Gothic I by Loree Rodkin Review

Gothic I by Loree Rodkin                                  50ml EDP for $140 USD from Luckyscent

Notes: Vanilla pod, Madagascar vanilla, spice accord, Tunisian patchouli and Indian patchouli.

The description on Lucky Scent does it justice “A moody vanilla shrouded in a mist of light woods and patchouli. Sensuous and unrepentant. We picture long hair whipping in the wind, a search by candlelight and a man driven half mad by love. Still, for all of its gorgeous drama, we could wear this everyday. It has the luxuriant skin-caressing softness of a vintage silk velvet cape. Worn over nothing. Voluptuous and mesmerizing.”

It opens with a deep and velvety vanilla, backed up by a dark patchouli and smoky spices. I really like the vanilla in this, it’s warm and full-bodied. The Patchouli is a strong force, dirty and earthy. Gothic I flickers like a candle between the Patchouli and the Vanilla – some reviewers have mentioned this might have to do with temperature; that the vanilla is more prominent in cooler temperatures and the patchouli is more prominent warmer temperatures. It’s very complex and well blended.

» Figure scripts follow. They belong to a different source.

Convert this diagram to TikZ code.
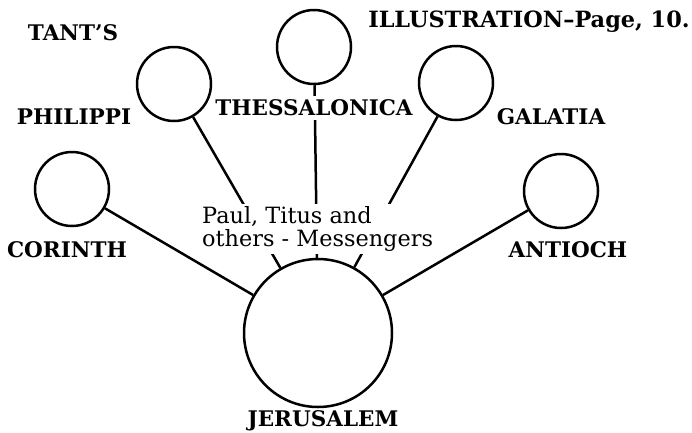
\documentclass[tikz,border=0pt]{standalone}
\usepackage{fontspec}
\setmainfont{DejaVu Serif}
\usetikzlibrary{positioning, backgrounds}

\begin{document}
\begin{tikzpicture}[
			x=1pt, y=-1pt,
			city/.style={circle, draw, line width=2.5pt, minimum size=74pt, inner sep=0pt},
			place/.style={font=\fontsize{21.5}{23}\selectfont\bfseries, inner sep=1pt},
			link/.style={line width=2.5pt},
			note/.style={font=\fontsize{22.4}{23.5}\selectfont, align=left, fill=white, inner sep=2pt}
		]
		\useasboundingbox (0,0) rectangle (692,432);
		% Churches round the centre
		\node[city] (corinth) at (72,189) {};
		\node[city] (philippi) at (174,84) {};
		\node[city] (thessalonica) at (314,47) {};
		\node[city] (galatia) at (456,83) {};
		\node[city] (antioch) at (561,191) {};
		\node[city, minimum size=148pt] (jerusalem) at (318,333) {};
		
		% Spokes to Jerusalem
		\draw[link] (corinth) -- (jerusalem);
		\draw[link] (philippi) -- (jerusalem);
		\draw[link] (thessalonica) -- (jerusalem);
		\draw[link] (galatia) -- (jerusalem);
		\draw[link] (antioch) -- (jerusalem);
		
		% Labels
		\node[place] (tants) at (73,33) {TANT'S};
		\node[place, font=\fontsize{22.4}{23}\selectfont\bfseries] (illustration) at (529,22) {ILLUSTRATION--Page, 10.};
		\node[place] (philippi-label) at (74,117) {PHILIPPI};
		\node[place, fill=white, inner sep=4pt] (thessalonica-label) at (314,108) {THESSALONICA};
		\node[place] (galatia-label) at (551,117) {GALATIA};
		\node[place] (corinth-label) at (67,250) {CORINTH};
		\node[place] (antioch-label) at (568,250) {ANTIOCH};
		\node[place] (jerusalem-label) at (323,421) {JERUSALEM};
		\node[note, anchor=north west] (messengers) at (200,204) {Paul, Titus and\\others - Messengers};
\end{tikzpicture}
\end{document}
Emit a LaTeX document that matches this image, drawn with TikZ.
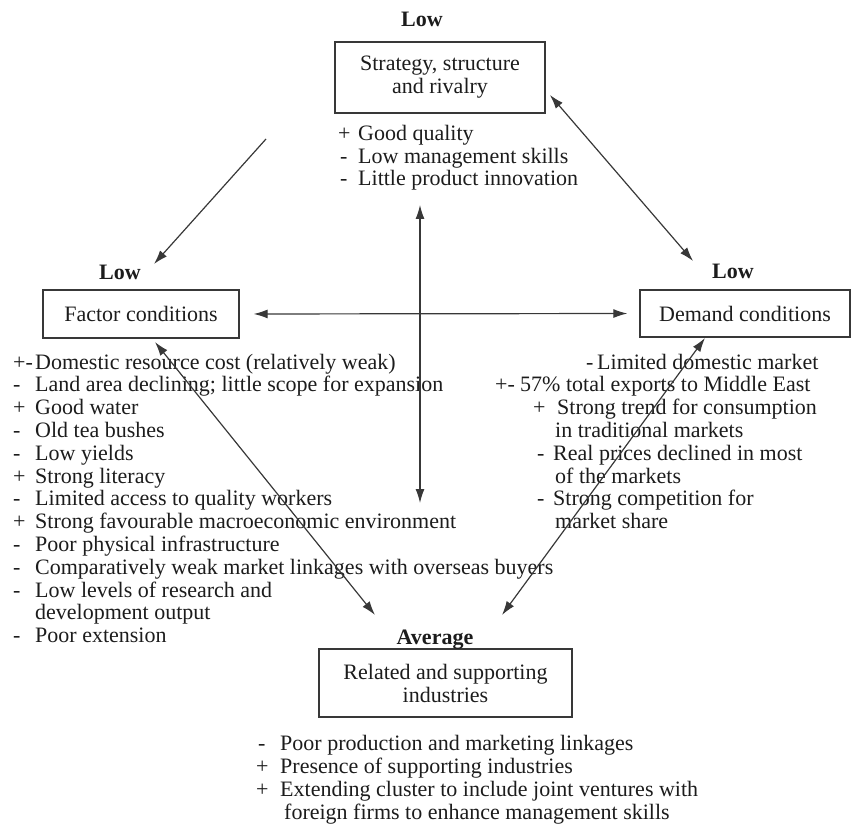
\documentclass[tikz,border=0pt]{standalone}
\usepackage{fontspec}
\setmainfont{Liberation Serif}
\usetikzlibrary{arrows.meta}
\definecolor{ink}{HTML}{1C1C1C}
\definecolor{edge}{HTML}{383838}
\begin{document}
\begin{tikzpicture}[x=1pt,y=-1pt,
  every node/.style={font=\fontsize{22}{23}\selectfont, text=ink},
  txt/.style={anchor=base west, inner sep=0pt},
  lvl/.style={anchor=base, inner sep=0pt, font=\fontsize{22}{23}\selectfont\bfseries},
  factor/.style={draw=edge, line width=1.3pt, inner sep=0pt, align=center},
  link/.style={draw=edge, line width=1.2pt,
    {Latex[length=14pt,width=9pt]}-{Latex[length=14pt,width=9pt]}},
  oneway/.style={draw=edge, line width=1.2pt, -{Latex[length=14pt,width=9pt]}}]

\useasboundingbox (0,0) rectangle (854,826);

% ---- the four corners of the diamond ----
\node[factor, minimum width=210pt, minimum height=71pt] (ssr) at (440,77.5)
  {Strategy, structure\\and rivalry};
\node[factor, minimum width=196pt, minimum height=48pt] (fc) at (141,314)
  {Factor conditions};
\node[factor, minimum width=210pt, minimum height=47pt] (dc) at (745,313.5)
  {Demand conditions};
\node[factor, minimum width=253pt, minimum height=68pt] (rsi) at (445.5,683)
  {Related and supporting\\industries};

% ---- ratings ----
\node[lvl] (lowtop) at (422,27) {Low};
\node[lvl] (lowleft) at (120,280) {Low};
\node[lvl] (lowright) at (733,279) {Low};
\node[lvl] (avg) at (435,644) {Average};

% ---- strategy, structure and rivalry ----
\node[txt] (sm0) at (338,141) {+};
\node[txt] (st0) at (358,141) {Good quality};
\node[txt] (sm1) at (340,164) {-};
\node[txt] (st1) at (358,164) {Low management skills};
\node[txt] (sm2) at (340,186) {-};
\node[txt] (st2) at (358,186) {Little product innovation};

% ---- factor conditions ----
\foreach \m/\t [count=\i from 0] in {
  {+-}/{Domestic resource cost (relatively weak)},
  {-}/{Land area declining; little scope for expansion},
  {+}/{Good water},
  {-}/{Old tea bushes},
  {-}/{Low yields},
  {+}/{Strong literacy},
  {-}/{Limited access to quality workers},
  {+}/{Strong favourable macroeconomic environment},
  {-}/{Poor physical infrastructure},
  {-}/{Comparatively weak market linkages with overseas buyers},
  {-}/{Low levels of research and},
  {}/{development output},
  {-}/{Poor extension}}
{
  \node[txt] (fm\i) at (13,369+22.8*\i) {\m};
  \node[txt] (ft\i) at (35,369+22.8*\i) {\t};
}

% ---- demand conditions ----
\node[txt] (dm0) at (586,369) {-};
\node[txt] (dt0) at (597,369) {Limited domestic market};
\node[txt] (dm1) at (495,391.8) {+-};
\node[txt] (dt1) at (520,391.8) {57\% total exports to Middle East};
\node[txt] (dm2) at (533,414.6) {+};
\node[txt] (dt2) at (557,414.6) {Strong trend for consumption};
\node[txt] (dt3) at (555,437.4) {in traditional markets};
\node[txt] (dm4) at (537,460.2) {-};
\node[txt] (dt4) at (553,460.2) {Real prices declined in most};
\node[txt] (dt5) at (555,483) {of the markets};
\node[txt] (dm6) at (537,505.8) {-};
\node[txt] (dt6) at (553,505.8) {Strong competition for};
\node[txt] (dt7) at (555,528.6) {market share};

% ---- related and supporting industries ----
\node[txt] (rm0) at (258,750) {-};
\node[txt] (rt0) at (280,750) {Poor production and marketing linkages};
\node[txt] (rm1) at (256,773) {+};
\node[txt] (rt1) at (280,773) {Presence of supporting industries};
\node[txt] (rm2) at (256,796) {+};
\node[txt] (rt2) at (280,796) {Extending cluster to include joint ventures with};
\node[txt] (rt3) at (284,819) {foreign firms to enhance management skills};

% ---- arrow ends ----
\coordinate (tlA) at (266,139);
\coordinate (tlB) at (154,264);
\coordinate (trA) at (550,95);
\coordinate (trB) at (693,261);
\coordinate (vA) at (420,205);
\coordinate (vB) at (420,503);
\coordinate (fdA) at (155,342);
\coordinate (fdB) at (375,615);
\coordinate (ddA) at (705,338);
\coordinate (ddB) at (502,615);

% ---- links of the diamond ----
\draw[oneway] (tlA) -- (tlB);
\draw[link] (trA) -- (trB);
\draw[link, shorten <=14pt, shorten >=12pt] (fc.east) -- (dc.west);
\draw[link] (vA) -- (vB);
\draw[link] (fdA) -- (fdB);
\draw[link] (ddA) -- (ddB);
\end{tikzpicture}
\end{document}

This is rich, luxurious, silky, seductive, mysterious, dark and dramatic. However, at times, I’m sure some people will find it medicinal or too incensey. This perfume is quite powerful and not for the light-hearted but it’s not at all too much for me. It’s reminds me of things like Phantom of the Opera and Sarah Brightman – both of which I love.

I believe you’d have to be a certain type of person to pull Gothic I off which, at times, I am so I’m probably going to have to buy a full bottle of this. It’s my dark secret. Some people have said this is really sweet but I find it actually suits it’s name, gothic, with only a touch of vanillac and patchouli-esque sweetness. It’s a definitely a night perfume and I’d keep it away from the office. It’s more suited to colder seasons and smells like an alternative shop. Both the sillage and longevity are medium on me. 8/10.